Настя написала две записки: директору и Соколовскому.
«Не хочу быть и не буду, – писала она Соколовскому, – кроликом для ваших поэтических упражнений. Думаю, что и в этом вы солгали, так как я вас занимала совсем не как литературная героиня, а просто как женщина. Кто дал вам право играть такими вещами, как любовь? Талант? Да у вас его один только грамм, этого таланта. А если бы было и больше, то все равно, – талант создан, чтобы давать людям радость, а не люди созданы для того, чтобы этот талант разрастался, как ядовитый гриб. Настоящий человек должен быть настоящим во всем: и в стихах, и в жизни, и в каждой мелочи. А вы не настоящий. И стихи ваши – обман и ложь. Вы в них нарядились, как в красивый костюм, чтобы петушиться перед людьми. Вот все, что может сказать вам такая дурочка, как я. Прощайте».

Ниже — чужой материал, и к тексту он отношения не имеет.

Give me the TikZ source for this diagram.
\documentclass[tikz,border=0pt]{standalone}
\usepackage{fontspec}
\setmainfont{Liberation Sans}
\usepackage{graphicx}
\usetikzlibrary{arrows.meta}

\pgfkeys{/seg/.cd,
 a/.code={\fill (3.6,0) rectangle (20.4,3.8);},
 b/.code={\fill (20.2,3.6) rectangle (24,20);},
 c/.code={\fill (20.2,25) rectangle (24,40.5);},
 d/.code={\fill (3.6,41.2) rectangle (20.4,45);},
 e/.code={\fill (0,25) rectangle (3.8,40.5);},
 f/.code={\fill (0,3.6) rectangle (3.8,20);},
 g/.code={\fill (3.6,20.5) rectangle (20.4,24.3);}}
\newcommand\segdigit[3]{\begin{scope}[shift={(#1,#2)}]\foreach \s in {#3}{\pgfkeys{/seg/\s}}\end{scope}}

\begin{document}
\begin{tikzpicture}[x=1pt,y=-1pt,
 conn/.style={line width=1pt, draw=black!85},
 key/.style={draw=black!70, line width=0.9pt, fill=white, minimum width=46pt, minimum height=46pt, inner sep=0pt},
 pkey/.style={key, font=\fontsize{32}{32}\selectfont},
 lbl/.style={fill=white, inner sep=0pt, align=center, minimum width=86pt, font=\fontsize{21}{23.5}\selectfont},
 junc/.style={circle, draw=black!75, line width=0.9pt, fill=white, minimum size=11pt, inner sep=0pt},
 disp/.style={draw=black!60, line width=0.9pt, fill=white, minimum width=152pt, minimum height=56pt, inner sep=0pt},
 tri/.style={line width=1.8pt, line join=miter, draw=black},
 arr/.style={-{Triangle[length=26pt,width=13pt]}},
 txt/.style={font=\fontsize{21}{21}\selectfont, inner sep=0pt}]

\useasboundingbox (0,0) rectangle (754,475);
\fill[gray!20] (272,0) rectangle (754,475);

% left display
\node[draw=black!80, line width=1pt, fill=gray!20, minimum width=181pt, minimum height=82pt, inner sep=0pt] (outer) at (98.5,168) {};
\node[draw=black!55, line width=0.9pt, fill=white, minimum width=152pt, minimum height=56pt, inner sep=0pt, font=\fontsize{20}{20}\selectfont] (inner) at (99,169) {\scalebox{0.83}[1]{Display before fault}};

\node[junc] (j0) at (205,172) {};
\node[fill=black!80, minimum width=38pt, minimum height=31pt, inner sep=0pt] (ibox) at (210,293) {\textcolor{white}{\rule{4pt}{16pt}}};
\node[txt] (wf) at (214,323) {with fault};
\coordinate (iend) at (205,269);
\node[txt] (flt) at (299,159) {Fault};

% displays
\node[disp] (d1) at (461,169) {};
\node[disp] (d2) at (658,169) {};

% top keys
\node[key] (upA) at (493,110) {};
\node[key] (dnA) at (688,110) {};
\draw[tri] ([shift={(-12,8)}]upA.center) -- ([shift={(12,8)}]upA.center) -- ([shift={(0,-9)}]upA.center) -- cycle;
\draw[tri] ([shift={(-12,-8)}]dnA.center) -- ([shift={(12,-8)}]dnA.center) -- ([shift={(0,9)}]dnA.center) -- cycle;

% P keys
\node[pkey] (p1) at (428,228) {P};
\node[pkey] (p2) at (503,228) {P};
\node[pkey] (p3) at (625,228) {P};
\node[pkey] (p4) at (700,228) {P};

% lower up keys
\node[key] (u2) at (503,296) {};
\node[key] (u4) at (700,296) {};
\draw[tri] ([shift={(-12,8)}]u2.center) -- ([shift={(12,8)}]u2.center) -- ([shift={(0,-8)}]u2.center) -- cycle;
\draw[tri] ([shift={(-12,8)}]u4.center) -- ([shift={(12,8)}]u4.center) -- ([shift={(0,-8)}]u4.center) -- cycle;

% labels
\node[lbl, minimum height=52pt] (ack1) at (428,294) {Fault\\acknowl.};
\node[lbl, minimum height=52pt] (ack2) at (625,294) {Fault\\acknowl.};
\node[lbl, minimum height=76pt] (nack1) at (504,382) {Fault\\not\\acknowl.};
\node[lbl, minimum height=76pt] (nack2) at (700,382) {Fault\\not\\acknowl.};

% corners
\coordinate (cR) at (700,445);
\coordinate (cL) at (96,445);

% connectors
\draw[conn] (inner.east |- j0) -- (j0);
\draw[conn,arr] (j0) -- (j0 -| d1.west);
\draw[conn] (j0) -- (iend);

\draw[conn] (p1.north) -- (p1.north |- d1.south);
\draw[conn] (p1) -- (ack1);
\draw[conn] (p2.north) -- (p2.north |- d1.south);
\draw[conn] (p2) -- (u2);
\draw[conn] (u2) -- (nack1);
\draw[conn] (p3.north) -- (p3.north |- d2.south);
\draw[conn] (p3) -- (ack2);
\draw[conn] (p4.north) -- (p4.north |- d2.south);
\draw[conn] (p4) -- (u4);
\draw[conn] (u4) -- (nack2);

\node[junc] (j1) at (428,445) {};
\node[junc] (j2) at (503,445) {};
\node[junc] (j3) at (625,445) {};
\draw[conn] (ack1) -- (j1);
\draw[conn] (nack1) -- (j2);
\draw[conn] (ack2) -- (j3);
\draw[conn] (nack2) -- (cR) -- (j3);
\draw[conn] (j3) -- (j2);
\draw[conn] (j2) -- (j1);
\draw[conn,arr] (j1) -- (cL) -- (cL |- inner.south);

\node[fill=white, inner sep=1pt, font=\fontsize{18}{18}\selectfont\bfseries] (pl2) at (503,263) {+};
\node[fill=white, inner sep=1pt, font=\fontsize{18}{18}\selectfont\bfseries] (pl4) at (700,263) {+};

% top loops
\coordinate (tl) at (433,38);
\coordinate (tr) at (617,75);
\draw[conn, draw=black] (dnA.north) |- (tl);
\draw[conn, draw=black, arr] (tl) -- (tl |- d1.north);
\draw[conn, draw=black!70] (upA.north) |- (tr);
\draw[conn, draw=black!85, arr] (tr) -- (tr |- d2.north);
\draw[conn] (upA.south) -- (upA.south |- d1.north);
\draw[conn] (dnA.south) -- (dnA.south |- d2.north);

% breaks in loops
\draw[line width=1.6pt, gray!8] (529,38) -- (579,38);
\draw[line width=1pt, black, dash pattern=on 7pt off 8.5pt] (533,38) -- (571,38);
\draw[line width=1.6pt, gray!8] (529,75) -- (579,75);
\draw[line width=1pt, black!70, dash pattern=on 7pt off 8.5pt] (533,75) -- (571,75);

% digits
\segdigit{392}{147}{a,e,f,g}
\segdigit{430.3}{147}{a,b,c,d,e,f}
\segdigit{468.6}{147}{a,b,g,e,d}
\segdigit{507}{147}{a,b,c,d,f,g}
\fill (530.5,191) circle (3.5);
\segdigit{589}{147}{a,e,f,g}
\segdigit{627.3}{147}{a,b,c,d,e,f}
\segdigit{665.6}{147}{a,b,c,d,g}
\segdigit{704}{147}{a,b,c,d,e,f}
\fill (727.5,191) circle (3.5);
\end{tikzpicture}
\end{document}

Через час Паша принесла чемодан с вещами Насти и большой конверт от Соколовского. Настя вскрыла его, и на пол посыпались изорванные и измятые страницы той самой книжки стихов, которую Соколовский давал Насте читать. Вместе с порванными страницами выпала записка. Соколовский писал: «Вы правы. Стихи я порвал».
– Еще и паясничает! – сказала Настя, собрала все обрывки в конверт, вложила в него записку, вышла в сад и бросила конверт в очаг.
Тетя Паша ушла на ночь дежурить в дом отдыха. Толя спал на сундуке, свернувшись калачиком. Настя разделась и, сидя на кровати, задумалась. Она долго смотрела на картину с сумеречным морем и огнями, потом заметила около этой картины старую морскую карту. Настя надела туфли и подошла к карте. Какие-то синие реки впадали на ней в зеленый океан, маяки были очерчены тонкими кружками. В углу карты Настя увидела нарисованную тушью звезду и над нею надпись «Роза ветров». Лучи у звезды были разной длины, и Настя, наморщив лоб, долго смотрела на рисунок звезды, стараясь в нем разобраться. Потом она догадалась по надписям «норд», «ост», «зюйд» и «вест», что каждый луч этой звезды говорит о силе и направлении ветров, дующих у тех берегов, что были нанесены на карту. Самый длинный луч звезды был направлен на юг, и это значило, что чаще всего на этом побережье дуют южные ветры. Настя вспомнила все, что рассказывал ей о розе ветров Соколовский, и только вздохнула. И тут он, ничего не зная, соврал, чтобы поразить ее и покрасоваться.
– Никогда не прощу, – сказала Настя. – Никогда! Даже перед смертью.
Она легла в постель, укрылась, поджала высокие колени, но они были холодные, как ледяшки. Настя никак не могла согреться и уснуть и тихонько проплакала всю ночь.
Утром, когда солнечный луч осветил висевшую на стене оранжевую хурму, Настя встала, оделась и пошла к морю. Оно шумело, несло к берегам теплый воздух безбрежных своих пространств.
Настя сбросила платье и вошла в воду. Она легла на спину, прищурила глаза, и на ресницах у нее, в крошечных капельках воды закружились такие волны света и блеска, что Настя даже улыбнулась!
– Море! – сказала она шепотом, лаская теплую воду, переливавшуюся между пальцами.
Она легко и сильно дышала и думала, что вот все кончено и теперь она, Настя, строже стала к жизни, А море шумит вокруг и совершенно не знает, что ему дана великая сила смывать с человеческой души грязь и горечь.